## start Recorded information
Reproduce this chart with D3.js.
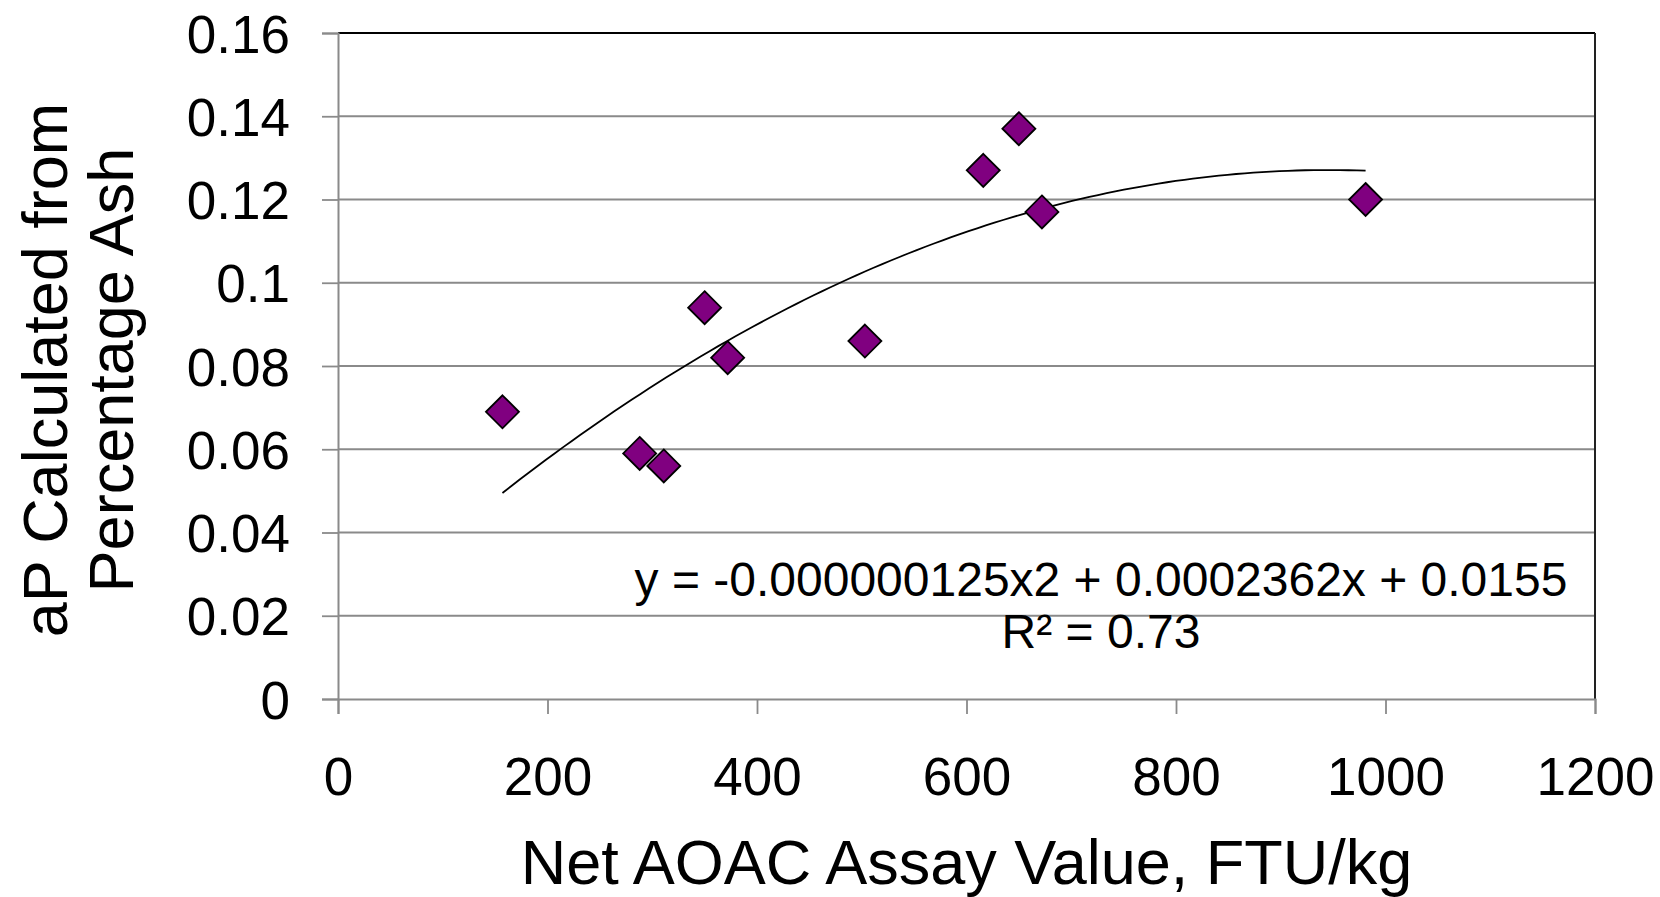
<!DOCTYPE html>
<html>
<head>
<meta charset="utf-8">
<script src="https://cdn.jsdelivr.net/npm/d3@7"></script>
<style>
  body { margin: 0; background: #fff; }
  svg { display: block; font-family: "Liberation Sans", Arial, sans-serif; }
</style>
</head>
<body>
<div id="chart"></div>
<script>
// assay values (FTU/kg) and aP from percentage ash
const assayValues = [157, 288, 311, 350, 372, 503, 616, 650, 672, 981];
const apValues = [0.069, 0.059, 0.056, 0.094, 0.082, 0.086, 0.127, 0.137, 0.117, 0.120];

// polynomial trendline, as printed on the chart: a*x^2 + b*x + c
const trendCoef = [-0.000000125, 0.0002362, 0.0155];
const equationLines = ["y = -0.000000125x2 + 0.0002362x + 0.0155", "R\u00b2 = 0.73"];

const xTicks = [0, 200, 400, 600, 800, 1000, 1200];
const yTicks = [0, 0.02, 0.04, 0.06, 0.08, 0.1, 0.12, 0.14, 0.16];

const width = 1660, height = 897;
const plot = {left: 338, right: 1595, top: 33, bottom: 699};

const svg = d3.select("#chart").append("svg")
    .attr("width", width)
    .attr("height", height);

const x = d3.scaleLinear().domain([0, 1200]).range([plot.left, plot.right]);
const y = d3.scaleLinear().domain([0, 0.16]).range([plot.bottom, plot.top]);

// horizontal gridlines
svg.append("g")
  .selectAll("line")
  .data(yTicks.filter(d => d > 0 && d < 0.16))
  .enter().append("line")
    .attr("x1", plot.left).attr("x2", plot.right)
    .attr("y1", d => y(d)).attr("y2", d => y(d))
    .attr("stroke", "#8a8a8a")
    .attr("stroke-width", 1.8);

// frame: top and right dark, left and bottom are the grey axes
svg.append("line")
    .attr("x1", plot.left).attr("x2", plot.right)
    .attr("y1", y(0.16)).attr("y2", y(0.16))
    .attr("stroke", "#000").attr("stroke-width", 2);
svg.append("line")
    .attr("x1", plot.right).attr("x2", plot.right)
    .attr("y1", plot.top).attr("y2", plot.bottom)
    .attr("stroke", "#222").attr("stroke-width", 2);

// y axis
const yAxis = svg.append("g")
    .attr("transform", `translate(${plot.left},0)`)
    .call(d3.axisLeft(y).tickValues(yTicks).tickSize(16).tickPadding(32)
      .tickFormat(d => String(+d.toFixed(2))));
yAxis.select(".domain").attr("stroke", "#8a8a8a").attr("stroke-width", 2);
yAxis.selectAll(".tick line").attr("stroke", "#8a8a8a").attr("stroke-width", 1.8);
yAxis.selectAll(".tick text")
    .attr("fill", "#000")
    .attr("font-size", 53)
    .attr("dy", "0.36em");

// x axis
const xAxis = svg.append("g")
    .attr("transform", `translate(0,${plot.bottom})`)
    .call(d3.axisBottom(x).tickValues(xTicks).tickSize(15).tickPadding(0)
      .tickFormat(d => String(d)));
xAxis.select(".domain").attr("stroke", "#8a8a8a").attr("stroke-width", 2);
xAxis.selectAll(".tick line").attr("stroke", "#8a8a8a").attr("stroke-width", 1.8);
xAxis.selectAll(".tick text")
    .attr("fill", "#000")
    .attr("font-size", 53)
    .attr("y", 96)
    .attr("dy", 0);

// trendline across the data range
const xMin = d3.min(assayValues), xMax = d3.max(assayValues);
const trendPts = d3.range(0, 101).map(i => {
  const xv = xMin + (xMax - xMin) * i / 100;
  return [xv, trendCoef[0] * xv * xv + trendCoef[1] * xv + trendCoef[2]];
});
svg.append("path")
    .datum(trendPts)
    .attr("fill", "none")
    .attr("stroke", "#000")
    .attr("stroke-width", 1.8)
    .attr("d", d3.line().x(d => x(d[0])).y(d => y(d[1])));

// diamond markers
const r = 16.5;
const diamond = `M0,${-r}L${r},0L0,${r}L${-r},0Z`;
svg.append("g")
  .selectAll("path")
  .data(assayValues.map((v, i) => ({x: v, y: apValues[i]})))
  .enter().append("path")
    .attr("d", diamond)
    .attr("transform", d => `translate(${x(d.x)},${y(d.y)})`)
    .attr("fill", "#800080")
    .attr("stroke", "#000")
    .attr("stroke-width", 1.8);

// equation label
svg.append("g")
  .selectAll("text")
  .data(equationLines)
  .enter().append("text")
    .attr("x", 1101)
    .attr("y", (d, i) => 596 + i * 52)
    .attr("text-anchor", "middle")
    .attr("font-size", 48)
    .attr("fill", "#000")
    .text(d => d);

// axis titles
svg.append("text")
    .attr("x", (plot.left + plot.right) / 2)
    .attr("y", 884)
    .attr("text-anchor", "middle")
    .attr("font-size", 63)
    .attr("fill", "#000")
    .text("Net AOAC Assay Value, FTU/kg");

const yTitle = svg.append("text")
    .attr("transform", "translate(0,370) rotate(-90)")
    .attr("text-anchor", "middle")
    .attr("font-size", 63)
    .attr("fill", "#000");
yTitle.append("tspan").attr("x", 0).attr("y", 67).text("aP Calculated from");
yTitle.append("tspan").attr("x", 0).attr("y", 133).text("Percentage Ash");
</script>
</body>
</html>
## end Recorded information
### Description of the task
Exactly as they appear, print the lines of the listing above from its first line through the line that contains "0.12, 0.14, 0.16];", minus the pictures.

### Answer for this exercise
Reproduce this chart with D3.js.
<!DOCTYPE html>
<html>
<head>
<meta charset="utf-8">
<script src="https://cdn.jsdelivr.net/npm/d3@7"></script>
<style>
  body { margin: 0; background: #fff; }
  svg { display: block; font-family: "Liberation Sans", Arial, sans-serif; }
</style>
</head>
<body>
<div id="chart"></div>
<script>
// assay values (FTU/kg) and aP from percentage ash
const assayValues = [157, 288, 311, 350, 372, 503, 616, 650, 672, 981];
const apValues = [0.069, 0.059, 0.056, 0.094, 0.082, 0.086, 0.127, 0.137, 0.117, 0.120];

// polynomial trendline, as printed on the chart: a*x^2 + b*x + c
const trendCoef = [-0.000000125, 0.0002362, 0.0155];
const equationLines = ["y = -0.000000125x2 + 0.0002362x + 0.0155", "R\u00b2 = 0.73"];

const xTicks = [0, 200, 400, 600, 800, 1000, 1200];
const yTicks = [0, 0.02, 0.04, 0.06, 0.08, 0.1, 0.12, 0.14, 0.16];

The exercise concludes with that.